(Problem to work on): Repeat verbatim the lines from the one containing "Give me the matplotlib source for this chart." to the one containing "3714, 3700, 3836]", ends included, minus any pictures.

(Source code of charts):
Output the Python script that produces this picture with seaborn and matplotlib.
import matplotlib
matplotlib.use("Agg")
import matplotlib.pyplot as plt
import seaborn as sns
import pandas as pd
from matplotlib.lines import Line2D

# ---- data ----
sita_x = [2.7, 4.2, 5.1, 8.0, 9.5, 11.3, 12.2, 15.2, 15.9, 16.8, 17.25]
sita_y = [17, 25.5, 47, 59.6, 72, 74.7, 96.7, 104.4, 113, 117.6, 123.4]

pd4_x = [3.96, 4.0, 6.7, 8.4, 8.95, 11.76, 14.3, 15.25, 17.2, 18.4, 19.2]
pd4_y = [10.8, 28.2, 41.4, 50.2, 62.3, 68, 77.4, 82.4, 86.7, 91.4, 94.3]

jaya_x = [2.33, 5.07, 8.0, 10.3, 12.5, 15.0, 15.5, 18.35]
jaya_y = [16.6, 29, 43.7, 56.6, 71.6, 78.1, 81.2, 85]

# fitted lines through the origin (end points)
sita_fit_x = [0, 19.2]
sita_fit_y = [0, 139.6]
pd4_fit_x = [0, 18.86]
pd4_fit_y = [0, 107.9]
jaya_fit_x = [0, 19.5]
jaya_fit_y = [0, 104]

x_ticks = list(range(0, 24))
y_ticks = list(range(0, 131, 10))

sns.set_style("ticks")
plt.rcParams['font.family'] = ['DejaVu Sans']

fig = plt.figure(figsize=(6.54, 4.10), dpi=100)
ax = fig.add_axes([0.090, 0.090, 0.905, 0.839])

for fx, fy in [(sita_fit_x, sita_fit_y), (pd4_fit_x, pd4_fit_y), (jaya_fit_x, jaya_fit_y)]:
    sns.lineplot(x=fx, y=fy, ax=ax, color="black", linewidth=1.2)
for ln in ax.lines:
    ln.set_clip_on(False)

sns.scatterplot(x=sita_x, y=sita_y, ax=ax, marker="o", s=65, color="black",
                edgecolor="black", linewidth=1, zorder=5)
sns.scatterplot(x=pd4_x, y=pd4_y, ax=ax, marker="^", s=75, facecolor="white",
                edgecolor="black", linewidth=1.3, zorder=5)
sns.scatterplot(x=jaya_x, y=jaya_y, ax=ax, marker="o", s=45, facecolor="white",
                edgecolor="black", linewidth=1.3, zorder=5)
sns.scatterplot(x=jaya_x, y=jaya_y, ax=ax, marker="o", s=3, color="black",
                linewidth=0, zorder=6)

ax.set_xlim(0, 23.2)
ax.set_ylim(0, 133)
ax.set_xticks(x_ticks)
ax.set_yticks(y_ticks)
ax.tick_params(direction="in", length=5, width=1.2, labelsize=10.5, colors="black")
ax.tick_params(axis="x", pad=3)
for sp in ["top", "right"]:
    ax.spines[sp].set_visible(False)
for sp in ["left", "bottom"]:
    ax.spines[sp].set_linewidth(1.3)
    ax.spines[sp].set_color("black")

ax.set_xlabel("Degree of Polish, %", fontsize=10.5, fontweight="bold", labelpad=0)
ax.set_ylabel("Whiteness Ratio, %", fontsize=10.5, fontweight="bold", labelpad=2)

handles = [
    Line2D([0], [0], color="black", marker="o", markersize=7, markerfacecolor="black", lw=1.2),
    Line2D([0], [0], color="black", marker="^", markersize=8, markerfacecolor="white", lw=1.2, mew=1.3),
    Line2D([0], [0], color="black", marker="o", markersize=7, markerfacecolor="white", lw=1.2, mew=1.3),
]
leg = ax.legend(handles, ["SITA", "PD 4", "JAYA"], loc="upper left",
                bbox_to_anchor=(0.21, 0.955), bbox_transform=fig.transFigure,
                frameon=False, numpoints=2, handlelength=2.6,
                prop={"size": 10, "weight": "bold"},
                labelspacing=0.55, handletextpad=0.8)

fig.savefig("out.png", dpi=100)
...
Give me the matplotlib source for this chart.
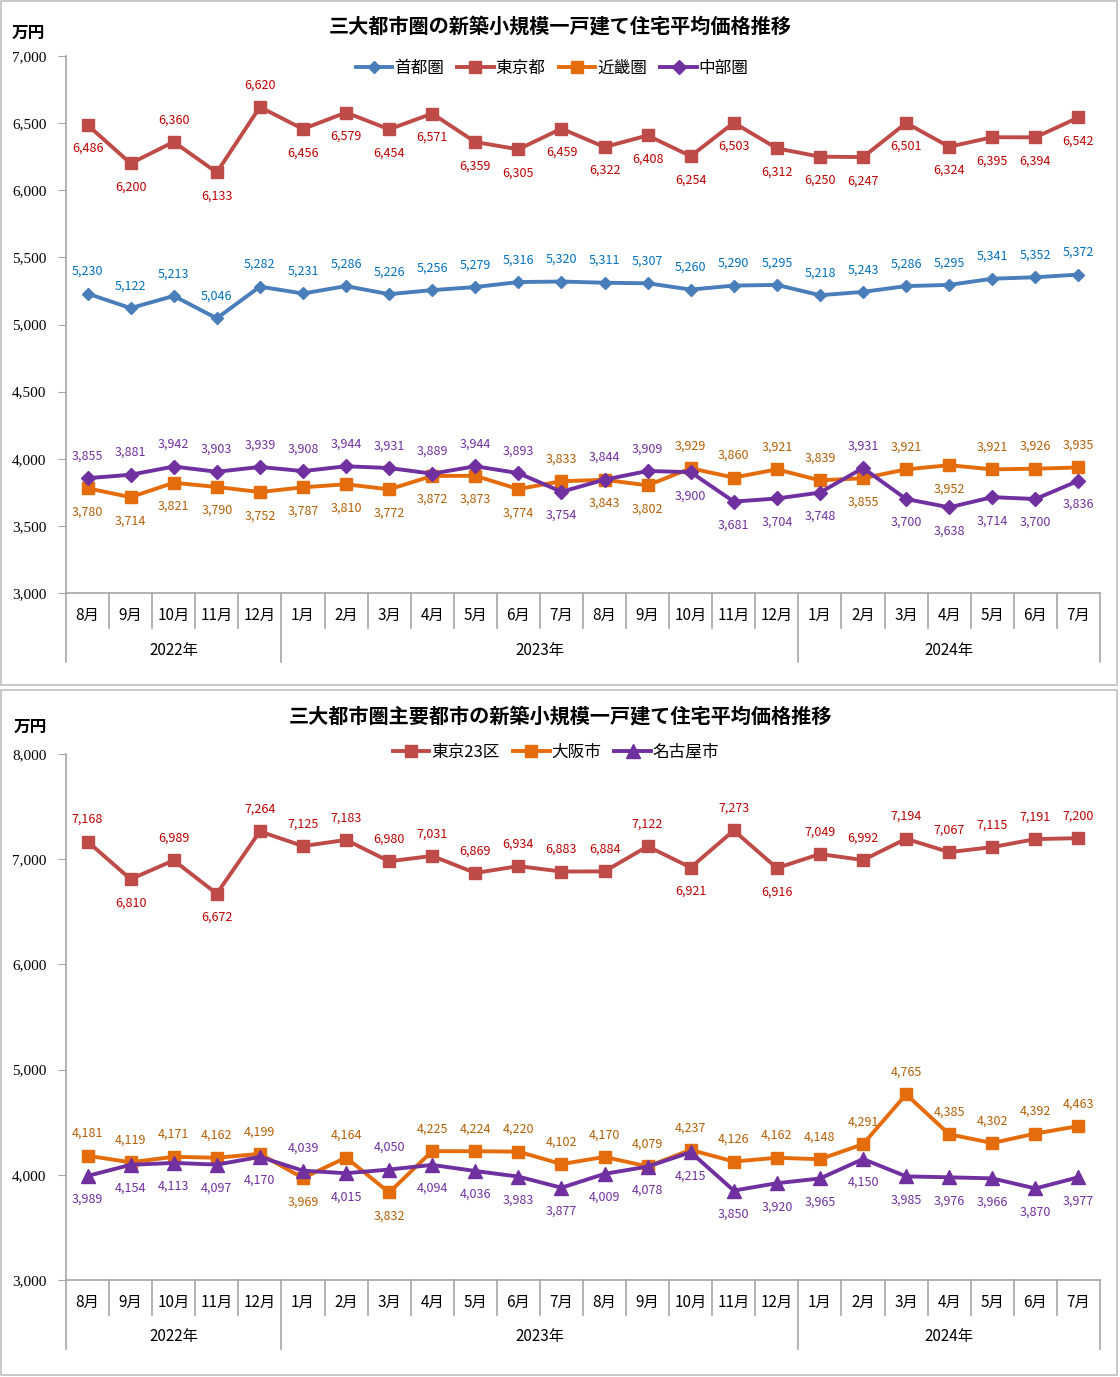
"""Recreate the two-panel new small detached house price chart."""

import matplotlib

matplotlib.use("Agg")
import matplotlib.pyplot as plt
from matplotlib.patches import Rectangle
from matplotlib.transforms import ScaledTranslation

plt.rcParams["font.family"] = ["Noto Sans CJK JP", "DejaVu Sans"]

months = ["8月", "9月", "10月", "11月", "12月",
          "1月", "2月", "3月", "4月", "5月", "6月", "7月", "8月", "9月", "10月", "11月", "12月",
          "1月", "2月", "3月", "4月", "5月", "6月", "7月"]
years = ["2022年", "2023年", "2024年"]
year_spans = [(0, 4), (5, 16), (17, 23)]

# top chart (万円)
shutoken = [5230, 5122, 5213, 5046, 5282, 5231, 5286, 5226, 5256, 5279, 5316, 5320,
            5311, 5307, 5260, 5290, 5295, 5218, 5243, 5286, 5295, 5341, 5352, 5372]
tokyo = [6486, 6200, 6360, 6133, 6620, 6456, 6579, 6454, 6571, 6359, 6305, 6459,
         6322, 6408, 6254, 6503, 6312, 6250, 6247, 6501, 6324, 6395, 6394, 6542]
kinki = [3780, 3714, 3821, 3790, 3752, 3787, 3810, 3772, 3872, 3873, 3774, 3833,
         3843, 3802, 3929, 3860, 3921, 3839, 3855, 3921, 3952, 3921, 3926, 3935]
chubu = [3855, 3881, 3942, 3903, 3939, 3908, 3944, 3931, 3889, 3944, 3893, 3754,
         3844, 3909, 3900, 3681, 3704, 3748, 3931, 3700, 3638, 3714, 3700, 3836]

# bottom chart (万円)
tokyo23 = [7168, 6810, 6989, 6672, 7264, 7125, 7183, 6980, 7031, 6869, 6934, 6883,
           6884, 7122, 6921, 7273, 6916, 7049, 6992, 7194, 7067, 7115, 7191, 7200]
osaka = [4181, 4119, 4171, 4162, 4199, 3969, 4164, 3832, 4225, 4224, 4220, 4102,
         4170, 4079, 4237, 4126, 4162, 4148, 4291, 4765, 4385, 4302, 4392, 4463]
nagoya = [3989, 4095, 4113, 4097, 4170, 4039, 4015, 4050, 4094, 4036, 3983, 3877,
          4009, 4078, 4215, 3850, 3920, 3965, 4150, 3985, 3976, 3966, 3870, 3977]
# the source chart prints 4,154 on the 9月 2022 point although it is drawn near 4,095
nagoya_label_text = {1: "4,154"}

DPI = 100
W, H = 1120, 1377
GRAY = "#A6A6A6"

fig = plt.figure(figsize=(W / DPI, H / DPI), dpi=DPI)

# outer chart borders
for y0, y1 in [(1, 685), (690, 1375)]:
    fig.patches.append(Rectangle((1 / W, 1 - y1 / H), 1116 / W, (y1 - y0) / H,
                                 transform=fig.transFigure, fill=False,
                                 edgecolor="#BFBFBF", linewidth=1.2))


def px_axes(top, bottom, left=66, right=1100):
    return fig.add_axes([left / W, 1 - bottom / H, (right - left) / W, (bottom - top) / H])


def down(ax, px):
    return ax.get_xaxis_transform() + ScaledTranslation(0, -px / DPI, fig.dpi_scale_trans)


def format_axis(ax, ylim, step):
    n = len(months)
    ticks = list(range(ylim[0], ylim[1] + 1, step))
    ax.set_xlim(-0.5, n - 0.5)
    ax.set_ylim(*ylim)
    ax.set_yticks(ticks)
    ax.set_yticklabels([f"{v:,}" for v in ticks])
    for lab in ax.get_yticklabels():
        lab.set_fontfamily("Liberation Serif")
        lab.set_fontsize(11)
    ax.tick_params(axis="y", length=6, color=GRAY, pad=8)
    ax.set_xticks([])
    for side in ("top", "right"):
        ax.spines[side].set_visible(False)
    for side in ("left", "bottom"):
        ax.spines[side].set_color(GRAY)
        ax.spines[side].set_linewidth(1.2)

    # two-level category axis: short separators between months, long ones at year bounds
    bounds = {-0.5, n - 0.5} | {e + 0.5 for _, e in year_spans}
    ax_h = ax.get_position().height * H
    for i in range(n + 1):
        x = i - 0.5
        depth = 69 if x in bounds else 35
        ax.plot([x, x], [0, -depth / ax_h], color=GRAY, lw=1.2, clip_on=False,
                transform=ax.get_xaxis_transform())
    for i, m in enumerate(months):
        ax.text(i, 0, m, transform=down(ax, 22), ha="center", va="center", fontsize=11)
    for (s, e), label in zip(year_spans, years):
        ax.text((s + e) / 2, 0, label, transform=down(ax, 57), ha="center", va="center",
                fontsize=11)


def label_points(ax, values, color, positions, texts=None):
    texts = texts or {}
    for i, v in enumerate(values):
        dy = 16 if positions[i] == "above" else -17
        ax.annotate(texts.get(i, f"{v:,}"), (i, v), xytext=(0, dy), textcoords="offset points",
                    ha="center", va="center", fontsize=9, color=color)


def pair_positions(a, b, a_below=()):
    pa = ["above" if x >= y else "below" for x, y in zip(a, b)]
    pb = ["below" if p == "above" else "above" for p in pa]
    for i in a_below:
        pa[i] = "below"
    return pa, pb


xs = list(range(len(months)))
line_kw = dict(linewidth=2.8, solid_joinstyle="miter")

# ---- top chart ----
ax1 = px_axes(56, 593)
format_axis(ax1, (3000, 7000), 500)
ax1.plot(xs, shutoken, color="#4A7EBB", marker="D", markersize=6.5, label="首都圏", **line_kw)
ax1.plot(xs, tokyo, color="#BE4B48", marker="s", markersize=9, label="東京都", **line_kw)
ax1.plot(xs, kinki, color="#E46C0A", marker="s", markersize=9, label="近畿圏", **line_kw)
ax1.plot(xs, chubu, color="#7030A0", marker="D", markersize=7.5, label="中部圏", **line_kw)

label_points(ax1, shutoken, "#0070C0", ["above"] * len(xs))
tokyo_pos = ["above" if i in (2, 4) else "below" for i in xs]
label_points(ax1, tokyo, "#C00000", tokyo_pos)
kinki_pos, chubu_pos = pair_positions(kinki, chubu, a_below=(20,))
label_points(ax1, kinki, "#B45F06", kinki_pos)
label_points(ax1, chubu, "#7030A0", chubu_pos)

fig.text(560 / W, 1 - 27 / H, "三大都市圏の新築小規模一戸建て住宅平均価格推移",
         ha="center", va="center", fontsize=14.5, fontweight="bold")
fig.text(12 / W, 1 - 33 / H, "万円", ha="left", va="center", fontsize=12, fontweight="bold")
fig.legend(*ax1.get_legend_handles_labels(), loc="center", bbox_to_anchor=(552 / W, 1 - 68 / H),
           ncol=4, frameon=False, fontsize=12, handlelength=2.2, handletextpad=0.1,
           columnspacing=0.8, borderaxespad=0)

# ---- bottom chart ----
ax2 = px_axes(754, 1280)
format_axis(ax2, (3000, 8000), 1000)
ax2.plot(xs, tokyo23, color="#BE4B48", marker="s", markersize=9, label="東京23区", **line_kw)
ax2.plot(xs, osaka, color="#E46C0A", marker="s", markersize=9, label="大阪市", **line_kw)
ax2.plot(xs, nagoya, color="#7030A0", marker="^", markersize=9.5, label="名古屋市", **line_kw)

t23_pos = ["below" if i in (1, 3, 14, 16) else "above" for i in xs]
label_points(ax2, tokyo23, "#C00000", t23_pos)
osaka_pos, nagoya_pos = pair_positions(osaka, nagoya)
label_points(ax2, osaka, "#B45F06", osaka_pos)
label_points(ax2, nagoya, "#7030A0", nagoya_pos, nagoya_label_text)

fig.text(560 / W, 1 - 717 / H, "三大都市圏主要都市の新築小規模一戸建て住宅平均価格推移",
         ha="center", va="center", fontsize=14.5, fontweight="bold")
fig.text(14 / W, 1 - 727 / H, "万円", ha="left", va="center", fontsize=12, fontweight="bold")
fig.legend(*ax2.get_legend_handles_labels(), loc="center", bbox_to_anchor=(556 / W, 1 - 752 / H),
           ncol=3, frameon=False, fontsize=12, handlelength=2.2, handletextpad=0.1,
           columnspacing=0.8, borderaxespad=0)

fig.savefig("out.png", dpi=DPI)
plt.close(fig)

(Answer to this task):
Give me the matplotlib source for this chart.
"""Recreate the two-panel new small detached house price chart."""

import matplotlib

matplotlib.use("Agg")
import matplotlib.pyplot as plt
from matplotlib.patches import Rectangle
from matplotlib.transforms import ScaledTranslation

plt.rcParams["font.family"] = ["Noto Sans CJK JP", "DejaVu Sans"]

months = ["8月", "9月", "10月", "11月", "12月",
          "1月", "2月", "3月", "4月", "5月", "6月", "7月", "8月", "9月", "10月", "11月", "12月",
          "1月", "2月", "3月", "4月", "5月", "6月", "7月"]
years = ["2022年", "2023年", "2024年"]
year_spans = [(0, 4), (5, 16), (17, 23)]

# top chart (万円)
shutoken = [5230, 5122, 5213, 5046, 5282, 5231, 5286, 5226, 5256, 5279, 5316, 5320,
            5311, 5307, 5260, 5290, 5295, 5218, 5243, 5286, 5295, 5341, 5352, 5372]
tokyo = [6486, 6200, 6360, 6133, 6620, 6456, 6579, 6454, 6571, 6359, 6305, 6459,
         6322, 6408, 6254, 6503, 6312, 6250, 6247, 6501, 6324, 6395, 6394, 6542]
kinki = [3780, 3714, 3821, 3790, 3752, 3787, 3810, 3772, 3872, 3873, 3774, 3833,
         3843, 3802, 3929, 3860, 3921, 3839, 3855, 3921, 3952, 3921, 3926, 3935]
chubu = [3855, 3881, 3942, 3903, 3939, 3908, 3944, 3931, 3889, 3944, 3893, 3754,
         3844, 3909, 3900, 3681, 3704, 3748, 3931, 3700, 3638, 3714, 3700, 3836]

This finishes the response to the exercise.